One of the oddities of the movie is that Alden Eirenreich is not all that much younger than Harrison Ford was when he first played Han. Now, I wouldn't want to see Han as a little kid (just as, in retrospect, it wasn't a great idea to introduce Anakin in the prequels before he was, like, twenty - among other issues.) But it does sort of shrink the time scale here. Lando is supposed to be one of Han's best friends by the time of Empire, and so having him just meet him here suggests the bond is a somewhat weaker one than we might have assumed (one could have imagined them being childhood friends from the way they act in Empire.)

Now, for the record, I did think it was a pretty fun movie. It just didn't blow me away with anything. It was pretty much the movie I expected it to be. And some people might really like that - especially after the risks that Last Jedi took. If you're looking for space adventures with Han and Chewbacca, this is definitely that. And if you want to explore the underbelly of the Star Wars universe in a way that Rogue One didn't even really do, this gets at that as well. Star Wars popularized the "used future" aesthetic, and this really gets that look - we even see that Lando's ship - you might have heard of it - the Millennium Falcon, was once a pretty snazzy vessel before Han got it all jacked up.

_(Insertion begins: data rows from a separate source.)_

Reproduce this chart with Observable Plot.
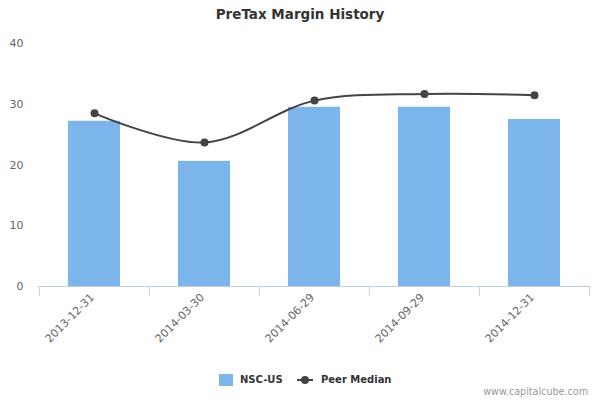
<!DOCTYPE html>
<html>
<head>
<meta charset="utf-8">
<script src="https://cdn.jsdelivr.net/npm/d3@7"></script>
<script src="https://cdn.jsdelivr.net/npm/@observablehq/plot@0.6"></script>
<style>
  html, body { margin: 0; padding: 0; background: #fff; }
  #wrap { position: relative; width: 600px; height: 400px; font-family: "DejaVu Sans", sans-serif; overflow: hidden; }
  #title { position: absolute; left: 0; top: 6px; width: 600px; text-align: center; font-size: 13.5px; font-weight: bold; color: #333; }
  #chart { position: absolute; left: 0; top: 30px; }
  .leg { position: absolute; font-size: 10px; font-weight: bold; color: #333; }
  #credit { position: absolute; right: 12px; top: 386px; font-size: 9.6px; color: #999; }
</style>
</head>
<body>
<div id="wrap">
  <div id="title">PreTax Margin History</div>
  <div id="chart"></div>
  <div id="legend"></div>
  <div id="credit">www.capitalcube.com</div>
</div>
<script>
const dates = ["2013-12-31", "2014-03-30", "2014-06-29", "2014-09-29", "2014-12-31"];
const companyValues = [27.2, 20.6, 29.5, 29.5, 27.5];
const peerMedian = [28.5, 23.7, 30.6, 31.7, 31.5];
const yTicks = [0, 10, 20, 30, 40];
const seriesNames = ["NSC-US", "Peer Median"];

const barColor = "#7cb5ec";
const lineColor = "#434348";
const axisColor = "#c0d0e0";

const bars = dates.map((d, i) => ({date: d, value: companyValues[i]}));
const peers = dates.map((d, i) => ({date: d, value: peerMedian[i]}));

const W = 600, H = 330, mL = 38, mR = 10;
const step = (W - mL - mR) / dates.length;

const chart = Plot.plot({
  width: W,
  height: H,
  marginTop: 13,
  marginBottom: 74,
  marginLeft: mL,
  marginRight: mR,
  style: {fontFamily: "DejaVu Sans, sans-serif", fontSize: "11px", color: "#666", background: "#fff"},
  x: {domain: dates, type: "band", paddingInner: 0.53, paddingOuter: 0.265, label: null},
  y: {domain: [0, 40], label: null},
  marks: [
    Plot.barY(bars, {x: "date", y: "value", fill: barColor}),
    Plot.ruleY([0], {stroke: axisColor, strokeWidth: 1}),
    Plot.axisX({tickSize: 10, text: null, stroke: axisColor, dx: -step / 2}),
    Plot.axisX({ticks: [dates[dates.length - 1]], tickSize: 10, text: null, stroke: axisColor, dx: step / 2}),
    Plot.axisX({tickSize: 0, tickRotate: -45, tickPadding: 9, fill: "#666", fontSize: 11, label: null, dx: -2}),
    Plot.axisY({ticks: yTicks, tickSize: 0, tickPadding: 15, fill: "#666", fontSize: 11, label: null}),
    Plot.line(peers, {x: "date", y: "value", stroke: lineColor, strokeWidth: 2, curve: "catmull-rom"}),
    Plot.dot(peers, {x: "date", y: "value", r: 4, fill: lineColor})
  ]
});
document.getElementById("chart").appendChild(chart);

// legend
const legend = document.getElementById("legend");
legend.innerHTML = `
  <div style="position:absolute;left:219px;top:374px;width:14px;height:12px;background:${barColor}"></div>
  <div class="leg" style="left:240px;top:374px;">${seriesNames[0]}</div>
  <svg style="position:absolute;left:296px;top:374px;" width="18" height="12">
    <line x1="1" y1="6" x2="17" y2="6" stroke="${lineColor}" stroke-width="2"/>
    <circle cx="9" cy="6" r="4" fill="${lineColor}"/>
  </svg>
  <div class="leg" style="left:321px;top:374px;">${seriesNames[1]}</div>
`;
</script>
</body>
</html>
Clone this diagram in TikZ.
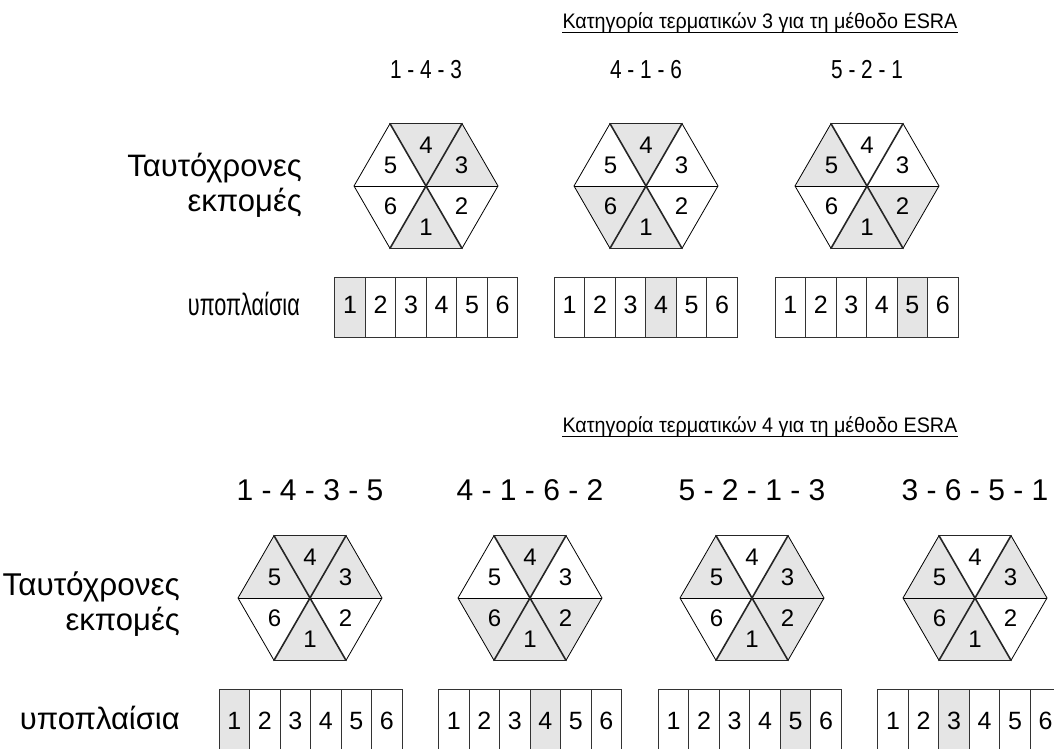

I would say that all eight existing main Star Wars films are essential in their own way - the prequels for showing how ambition without restraint can create cinematic abominations, and the sequels for handing off a film franchise to a generation of filmmakers who grew up on it and seeing their own takes on the world and its mythos (I don't really need to explain why for the originals, right?) Rogue One was a bold and bleak leap out of the series comfort zone, which made up for its flaws with "holy shit did they really do that?" chutzpah.

Solo... is inoffensive. I'm a sap so I'll always be curious about the fate of long-lost love interests, but in ways that Rogue One avoided by centering entirely on new characters, Solo suffers a bit of the inherent problem with prequels, which is the foregone conclusion. We know that he won't get back with Qi'ra because he has to get with Leia. And we know that Lando, Chewbacca, and Han are all going to be fine, which then makes the deaths of other characters less shocking.

If there's one thematically interesting thing the movie reinforces, though doesn't really introduce, it's the idea that Han gets betrayed. The depths of that betrayal do have a range - Lando at one point abandons him in the middle of a standoff, but one does not get the impression that either of them considers it personal. But given what we know of how Han ends up in the end of The Force Awakens (does that still need a spoiler tag? Would you be reading a review of a Star Wars movie if you hadn't seen it?) the fact that Han's life is filled with betrayals makes his death at the hands of his own son really freaking tragic.

Still, this isn't a movie to make you think too hard about the consequences of Han's lifestyle choices. It's fun. Don't expect epic and you'll have a good time.